Integration Isn’t the Problem: Inequality Is

When Robert Jenrick complained that he “didn’t see a white face” in Handsworth, he revealed more about his own worldview than about the community he was criticising. His words betrayed a common political simplification: treating all Black and brown people as one homogeneous mass. But the reality of Handsworth, like so many places across Britain, is far more complex, layered, and beautifully diverse.

Handsworth: A Community of Many Stories

The data tell a different story. Handsworth’s population, for example, includes residents from Bangladeshi, Chinese, Indian, Pakistani, African, Caribbean, and mixed ethnic backgrounds, all living side by side. White residents are still the fourth largest ethnic group, hardly “absent” as Jenrick implies. But beyond these numbers, what really defines Handsworth is its mosaic of cultures, religions, and histories.

If we look at ethnicity and religion together, rather than in isolation, we see not division but diversity in action; people of different faiths and heritages sharing the same schools, markets, and community spaces. That’s the true picture of integration.

The Real Issue: Inequality and Opportunity

When conversations about integration focus solely on race, they miss two crucial dimensions: age and employment.
Many residents in areas like Handsworth are young and of working age, yet face disproportionately high barriers to employment. The jobs market remains scarred by systemic racism, where CVs with “ethnic” names are still less likely to be shortlisted.

This isn’t about a failure to integrate, it’s about being trapped by inequality. With greater opportunities, fair employment practices, and affordable housing options, many people would have the freedom to move and settle where they choose. Integration doesn’t fail because people of colour “stick together”; it fails because structural barriers keep them in place.

A National Reality Check

Here’s the irony: the least diverse places in Britain are also the least integrated.
There are vast parts of the country that are more than 95% white. Some of the wealthiest areas, particularly in the Southeast,  remain overwhelmingly monocultural. Yet it’s communities like Handsworth that are expected to prove their “integration credentials”.

Britain is, in fact, becoming more culturally and ethnically mixed. Census data show steady growth in mixed-ethnicity households and communities across the country. The areas with the fastest growth in diversity are not the wealthiest postcodes, but the middle towns and cities, places that are neither rich nor particularly poor, but where new connections are constantly being made.

The Housing Truth

Integration doesn’t happen by accident, it’s shaped by housing policy.
When the first generations of Black Caribbean and South Asian families arrived in the UK, they were often restricted to the poorest inner-city areas.

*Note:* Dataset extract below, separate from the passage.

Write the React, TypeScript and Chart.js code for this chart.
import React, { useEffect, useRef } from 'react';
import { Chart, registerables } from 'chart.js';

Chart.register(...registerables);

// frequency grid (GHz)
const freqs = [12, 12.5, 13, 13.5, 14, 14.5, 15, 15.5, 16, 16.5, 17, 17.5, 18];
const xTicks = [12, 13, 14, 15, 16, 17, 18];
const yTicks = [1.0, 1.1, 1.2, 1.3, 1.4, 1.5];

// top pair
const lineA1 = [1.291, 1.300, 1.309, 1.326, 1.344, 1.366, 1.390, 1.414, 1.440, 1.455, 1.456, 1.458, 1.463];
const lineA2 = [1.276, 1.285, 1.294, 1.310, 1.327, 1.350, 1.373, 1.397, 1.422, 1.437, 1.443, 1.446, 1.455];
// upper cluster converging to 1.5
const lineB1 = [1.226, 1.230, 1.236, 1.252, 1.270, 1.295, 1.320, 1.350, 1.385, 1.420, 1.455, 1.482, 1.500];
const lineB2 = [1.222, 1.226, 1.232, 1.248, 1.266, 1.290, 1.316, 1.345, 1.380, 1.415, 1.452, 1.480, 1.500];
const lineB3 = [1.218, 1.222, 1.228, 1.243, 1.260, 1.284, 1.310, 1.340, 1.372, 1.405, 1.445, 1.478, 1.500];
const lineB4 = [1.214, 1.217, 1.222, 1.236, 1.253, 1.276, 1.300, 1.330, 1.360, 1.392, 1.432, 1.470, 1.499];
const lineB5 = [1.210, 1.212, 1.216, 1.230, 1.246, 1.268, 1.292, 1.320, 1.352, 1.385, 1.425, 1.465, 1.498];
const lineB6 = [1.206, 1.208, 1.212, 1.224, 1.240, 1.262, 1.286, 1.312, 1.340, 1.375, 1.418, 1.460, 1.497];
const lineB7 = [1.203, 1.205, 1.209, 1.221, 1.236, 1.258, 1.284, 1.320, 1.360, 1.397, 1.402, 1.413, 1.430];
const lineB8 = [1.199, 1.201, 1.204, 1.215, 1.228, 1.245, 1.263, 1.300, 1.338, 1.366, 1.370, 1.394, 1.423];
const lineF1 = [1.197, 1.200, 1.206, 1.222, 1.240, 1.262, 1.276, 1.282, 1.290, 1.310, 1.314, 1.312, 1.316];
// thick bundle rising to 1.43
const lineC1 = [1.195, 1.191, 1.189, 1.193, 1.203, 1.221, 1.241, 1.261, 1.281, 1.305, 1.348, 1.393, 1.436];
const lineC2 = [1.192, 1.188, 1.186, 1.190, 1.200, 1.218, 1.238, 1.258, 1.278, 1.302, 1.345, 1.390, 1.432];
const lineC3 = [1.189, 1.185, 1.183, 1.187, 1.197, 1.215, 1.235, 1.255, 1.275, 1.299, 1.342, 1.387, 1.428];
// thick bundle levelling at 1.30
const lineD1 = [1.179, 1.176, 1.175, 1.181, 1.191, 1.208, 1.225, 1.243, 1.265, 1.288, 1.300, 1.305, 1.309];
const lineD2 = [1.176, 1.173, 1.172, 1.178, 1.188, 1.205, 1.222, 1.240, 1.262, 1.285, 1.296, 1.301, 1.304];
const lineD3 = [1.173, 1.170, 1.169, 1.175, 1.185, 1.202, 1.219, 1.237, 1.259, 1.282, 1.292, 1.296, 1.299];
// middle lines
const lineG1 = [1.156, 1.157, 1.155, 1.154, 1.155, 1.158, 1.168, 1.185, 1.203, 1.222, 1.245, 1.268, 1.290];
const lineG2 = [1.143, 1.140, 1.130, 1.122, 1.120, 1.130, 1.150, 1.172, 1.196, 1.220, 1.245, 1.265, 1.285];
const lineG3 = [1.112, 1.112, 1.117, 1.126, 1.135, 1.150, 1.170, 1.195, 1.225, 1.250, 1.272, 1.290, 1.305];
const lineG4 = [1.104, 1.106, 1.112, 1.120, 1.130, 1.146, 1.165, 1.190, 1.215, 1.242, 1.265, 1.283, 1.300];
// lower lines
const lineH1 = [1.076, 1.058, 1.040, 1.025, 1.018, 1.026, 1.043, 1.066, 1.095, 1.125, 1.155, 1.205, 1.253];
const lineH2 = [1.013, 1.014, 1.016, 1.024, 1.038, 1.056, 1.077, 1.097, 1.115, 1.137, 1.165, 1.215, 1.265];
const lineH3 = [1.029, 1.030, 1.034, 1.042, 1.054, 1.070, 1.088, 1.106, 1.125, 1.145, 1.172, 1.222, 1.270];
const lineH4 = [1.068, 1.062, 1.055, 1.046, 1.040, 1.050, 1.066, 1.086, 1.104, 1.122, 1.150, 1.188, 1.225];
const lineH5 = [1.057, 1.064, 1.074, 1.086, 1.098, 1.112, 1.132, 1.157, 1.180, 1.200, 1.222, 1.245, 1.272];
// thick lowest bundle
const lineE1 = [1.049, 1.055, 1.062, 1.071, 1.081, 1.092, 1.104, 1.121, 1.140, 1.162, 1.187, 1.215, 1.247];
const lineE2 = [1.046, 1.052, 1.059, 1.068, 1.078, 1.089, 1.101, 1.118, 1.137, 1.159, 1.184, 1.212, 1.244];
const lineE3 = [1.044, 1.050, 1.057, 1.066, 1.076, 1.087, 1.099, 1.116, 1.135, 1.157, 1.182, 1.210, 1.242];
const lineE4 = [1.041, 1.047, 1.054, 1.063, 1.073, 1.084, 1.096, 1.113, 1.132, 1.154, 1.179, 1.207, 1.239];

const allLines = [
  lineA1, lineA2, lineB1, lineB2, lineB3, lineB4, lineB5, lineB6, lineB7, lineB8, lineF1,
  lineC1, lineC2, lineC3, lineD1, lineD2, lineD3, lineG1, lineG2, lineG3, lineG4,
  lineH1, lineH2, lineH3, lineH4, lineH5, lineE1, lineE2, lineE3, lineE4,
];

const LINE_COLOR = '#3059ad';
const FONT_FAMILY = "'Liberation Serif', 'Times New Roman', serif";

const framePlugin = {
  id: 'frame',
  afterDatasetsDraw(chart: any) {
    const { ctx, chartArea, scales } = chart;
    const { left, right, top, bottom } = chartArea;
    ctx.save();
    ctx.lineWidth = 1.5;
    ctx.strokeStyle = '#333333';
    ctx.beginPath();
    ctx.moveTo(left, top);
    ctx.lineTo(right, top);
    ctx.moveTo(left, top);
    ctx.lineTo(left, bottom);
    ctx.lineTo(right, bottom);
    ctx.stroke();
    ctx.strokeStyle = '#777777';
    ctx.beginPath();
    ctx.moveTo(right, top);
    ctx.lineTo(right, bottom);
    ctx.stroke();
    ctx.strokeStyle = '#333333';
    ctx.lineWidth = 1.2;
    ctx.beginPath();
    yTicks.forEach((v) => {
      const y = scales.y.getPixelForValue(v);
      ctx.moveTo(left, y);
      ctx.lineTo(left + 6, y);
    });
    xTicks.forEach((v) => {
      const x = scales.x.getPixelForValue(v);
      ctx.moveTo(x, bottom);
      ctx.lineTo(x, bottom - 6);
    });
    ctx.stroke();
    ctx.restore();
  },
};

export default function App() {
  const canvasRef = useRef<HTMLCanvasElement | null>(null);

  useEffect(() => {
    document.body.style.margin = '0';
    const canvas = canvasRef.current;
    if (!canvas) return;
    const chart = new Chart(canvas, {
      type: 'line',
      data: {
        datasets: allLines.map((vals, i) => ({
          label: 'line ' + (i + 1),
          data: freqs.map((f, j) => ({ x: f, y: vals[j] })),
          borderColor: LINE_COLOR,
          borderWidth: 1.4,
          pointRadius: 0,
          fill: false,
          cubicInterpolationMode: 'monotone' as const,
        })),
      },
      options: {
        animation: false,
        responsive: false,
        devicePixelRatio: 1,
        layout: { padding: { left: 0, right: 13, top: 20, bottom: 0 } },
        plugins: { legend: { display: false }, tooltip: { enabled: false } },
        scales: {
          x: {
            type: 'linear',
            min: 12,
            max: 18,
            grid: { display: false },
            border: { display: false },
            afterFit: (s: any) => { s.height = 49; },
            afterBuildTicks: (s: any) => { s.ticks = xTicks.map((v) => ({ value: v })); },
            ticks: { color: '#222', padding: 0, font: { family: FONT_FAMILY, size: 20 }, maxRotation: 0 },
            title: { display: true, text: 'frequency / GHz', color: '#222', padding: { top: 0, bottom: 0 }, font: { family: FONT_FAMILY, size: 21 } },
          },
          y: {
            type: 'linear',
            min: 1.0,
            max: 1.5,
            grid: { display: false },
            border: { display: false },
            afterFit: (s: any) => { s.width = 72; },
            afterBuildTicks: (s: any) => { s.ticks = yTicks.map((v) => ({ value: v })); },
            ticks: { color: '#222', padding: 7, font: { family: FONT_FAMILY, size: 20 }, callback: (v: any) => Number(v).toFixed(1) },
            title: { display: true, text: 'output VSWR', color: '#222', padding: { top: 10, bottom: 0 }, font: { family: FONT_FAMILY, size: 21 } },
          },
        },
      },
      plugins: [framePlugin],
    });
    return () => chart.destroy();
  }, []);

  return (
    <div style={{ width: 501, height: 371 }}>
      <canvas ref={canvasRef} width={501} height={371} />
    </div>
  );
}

White flight followed, as white families moved out, often supported by better access to mortgages and suburban housing. The result wasn’t self-segregation, but state-structured inequality.

If we truly want better integration, we need to tackle housing inequality head-on.
Building mass affordable housing in Britain’s whitest areas would create opportunities for genuine social mixing.

The more affordable and accessible those homes are, the more we dismantle the barriers of income and racial inequality that keep our communities apart.

So, Mr Jenrick, There’s Your Answer

Integration is not about counting faces. It’s about creating fairness in housing, in employment, in education, and in how we speak about one another.
Communities like Handsworth are not a problem to be solved; they are the living proof of what integration looks like when people are given the chance to belong.